> Stated goal
Only the lines from the one containing "Rebuild this chart" through the one containing "import numpy as np" should be output, both ends included and exactly as they appear, minus any pictures.

BEGIN Given data

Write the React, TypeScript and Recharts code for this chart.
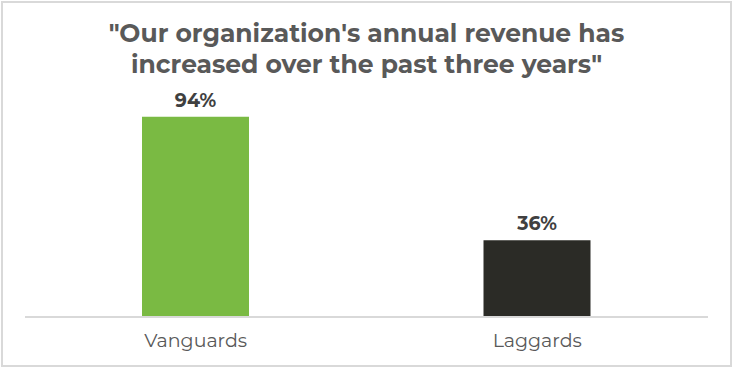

END Given data
BEGIN Given data

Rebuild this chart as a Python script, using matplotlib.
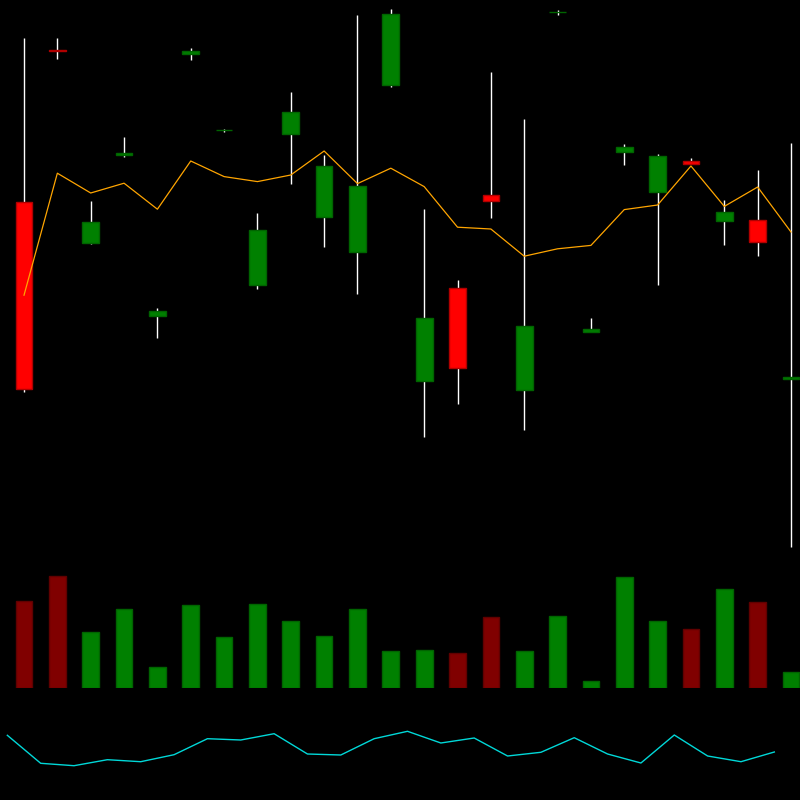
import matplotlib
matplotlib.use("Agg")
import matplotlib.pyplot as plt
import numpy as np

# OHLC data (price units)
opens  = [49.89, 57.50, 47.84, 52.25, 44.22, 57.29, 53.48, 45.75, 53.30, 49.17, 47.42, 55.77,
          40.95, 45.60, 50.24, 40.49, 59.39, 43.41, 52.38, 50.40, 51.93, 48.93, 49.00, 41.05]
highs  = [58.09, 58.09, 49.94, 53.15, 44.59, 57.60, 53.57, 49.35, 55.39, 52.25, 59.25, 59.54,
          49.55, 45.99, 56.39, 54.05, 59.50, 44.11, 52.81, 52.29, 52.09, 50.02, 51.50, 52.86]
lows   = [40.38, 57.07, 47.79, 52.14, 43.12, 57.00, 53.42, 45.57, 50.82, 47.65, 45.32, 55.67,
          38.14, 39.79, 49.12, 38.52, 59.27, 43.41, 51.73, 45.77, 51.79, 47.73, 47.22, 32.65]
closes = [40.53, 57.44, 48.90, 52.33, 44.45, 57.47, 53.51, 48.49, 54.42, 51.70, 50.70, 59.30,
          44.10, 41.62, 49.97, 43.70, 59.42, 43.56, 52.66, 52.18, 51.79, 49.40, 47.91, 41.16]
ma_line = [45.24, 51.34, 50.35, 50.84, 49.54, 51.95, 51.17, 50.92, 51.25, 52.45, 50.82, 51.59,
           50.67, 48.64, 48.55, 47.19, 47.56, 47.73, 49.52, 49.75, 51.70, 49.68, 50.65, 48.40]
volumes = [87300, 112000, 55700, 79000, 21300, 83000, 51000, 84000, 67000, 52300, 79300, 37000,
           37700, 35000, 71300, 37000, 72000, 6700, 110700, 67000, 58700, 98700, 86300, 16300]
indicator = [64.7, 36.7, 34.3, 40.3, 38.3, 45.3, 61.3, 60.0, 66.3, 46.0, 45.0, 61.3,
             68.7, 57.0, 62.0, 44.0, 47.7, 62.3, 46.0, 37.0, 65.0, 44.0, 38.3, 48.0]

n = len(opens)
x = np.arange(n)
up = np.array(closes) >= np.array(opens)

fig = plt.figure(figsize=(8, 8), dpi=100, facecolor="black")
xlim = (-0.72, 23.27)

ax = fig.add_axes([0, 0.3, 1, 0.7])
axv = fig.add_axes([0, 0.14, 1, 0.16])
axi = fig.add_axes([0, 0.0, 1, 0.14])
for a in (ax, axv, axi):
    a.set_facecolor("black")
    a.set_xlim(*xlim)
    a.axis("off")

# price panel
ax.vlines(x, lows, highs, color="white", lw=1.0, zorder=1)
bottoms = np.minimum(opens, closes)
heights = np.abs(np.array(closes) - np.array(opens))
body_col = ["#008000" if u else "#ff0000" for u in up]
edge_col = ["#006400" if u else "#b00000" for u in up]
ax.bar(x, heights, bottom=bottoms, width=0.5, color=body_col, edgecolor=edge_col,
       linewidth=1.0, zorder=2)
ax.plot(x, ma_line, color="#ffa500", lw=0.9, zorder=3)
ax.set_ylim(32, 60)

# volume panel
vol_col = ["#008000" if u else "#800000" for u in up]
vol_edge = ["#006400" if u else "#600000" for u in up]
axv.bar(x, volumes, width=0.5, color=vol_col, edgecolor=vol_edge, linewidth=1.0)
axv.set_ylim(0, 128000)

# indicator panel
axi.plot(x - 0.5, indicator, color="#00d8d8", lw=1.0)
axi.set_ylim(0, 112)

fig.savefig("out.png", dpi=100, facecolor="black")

END Given data
BEGIN Given data

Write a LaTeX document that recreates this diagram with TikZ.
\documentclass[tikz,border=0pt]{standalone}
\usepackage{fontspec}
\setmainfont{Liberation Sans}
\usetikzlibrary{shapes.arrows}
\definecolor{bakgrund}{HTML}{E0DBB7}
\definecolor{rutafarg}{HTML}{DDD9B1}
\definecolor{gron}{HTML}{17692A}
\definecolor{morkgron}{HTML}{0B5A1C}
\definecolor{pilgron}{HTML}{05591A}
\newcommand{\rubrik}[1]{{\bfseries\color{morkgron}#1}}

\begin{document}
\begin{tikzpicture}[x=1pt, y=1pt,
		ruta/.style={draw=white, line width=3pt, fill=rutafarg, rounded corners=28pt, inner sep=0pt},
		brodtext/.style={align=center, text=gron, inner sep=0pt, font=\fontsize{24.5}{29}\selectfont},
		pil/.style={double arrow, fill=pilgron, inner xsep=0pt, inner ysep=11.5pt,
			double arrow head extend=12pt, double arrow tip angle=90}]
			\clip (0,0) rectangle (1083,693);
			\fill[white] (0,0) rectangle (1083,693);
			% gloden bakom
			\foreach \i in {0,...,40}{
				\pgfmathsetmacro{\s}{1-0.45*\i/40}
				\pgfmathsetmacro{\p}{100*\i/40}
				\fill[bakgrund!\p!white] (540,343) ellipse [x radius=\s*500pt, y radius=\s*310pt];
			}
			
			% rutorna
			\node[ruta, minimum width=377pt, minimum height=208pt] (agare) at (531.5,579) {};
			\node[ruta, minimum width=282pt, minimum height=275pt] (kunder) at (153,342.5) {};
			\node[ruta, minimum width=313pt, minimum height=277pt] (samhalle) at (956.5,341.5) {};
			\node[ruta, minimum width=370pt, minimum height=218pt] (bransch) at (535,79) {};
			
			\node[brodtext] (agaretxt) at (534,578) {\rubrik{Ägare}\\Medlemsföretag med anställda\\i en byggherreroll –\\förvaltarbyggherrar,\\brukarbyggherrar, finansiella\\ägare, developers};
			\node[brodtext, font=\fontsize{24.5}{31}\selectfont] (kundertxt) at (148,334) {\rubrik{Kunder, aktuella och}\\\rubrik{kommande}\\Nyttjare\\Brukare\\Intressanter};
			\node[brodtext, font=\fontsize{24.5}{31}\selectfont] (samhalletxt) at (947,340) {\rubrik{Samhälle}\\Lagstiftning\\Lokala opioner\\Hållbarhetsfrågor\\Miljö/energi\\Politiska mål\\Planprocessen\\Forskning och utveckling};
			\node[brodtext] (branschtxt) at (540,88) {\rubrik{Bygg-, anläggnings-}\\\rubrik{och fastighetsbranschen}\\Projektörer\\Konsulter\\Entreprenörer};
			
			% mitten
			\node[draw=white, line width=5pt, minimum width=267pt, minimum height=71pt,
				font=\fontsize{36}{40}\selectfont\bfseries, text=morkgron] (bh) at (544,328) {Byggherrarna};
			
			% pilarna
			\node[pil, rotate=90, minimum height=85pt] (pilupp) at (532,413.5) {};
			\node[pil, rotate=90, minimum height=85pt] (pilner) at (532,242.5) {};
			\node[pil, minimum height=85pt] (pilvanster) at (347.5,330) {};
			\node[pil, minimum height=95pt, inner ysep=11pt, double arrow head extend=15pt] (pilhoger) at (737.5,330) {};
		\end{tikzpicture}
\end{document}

END Given data

> The reply
Rebuild this chart as a Python script, using matplotlib.
import matplotlib
matplotlib.use("Agg")
import matplotlib.pyplot as plt
import numpy as np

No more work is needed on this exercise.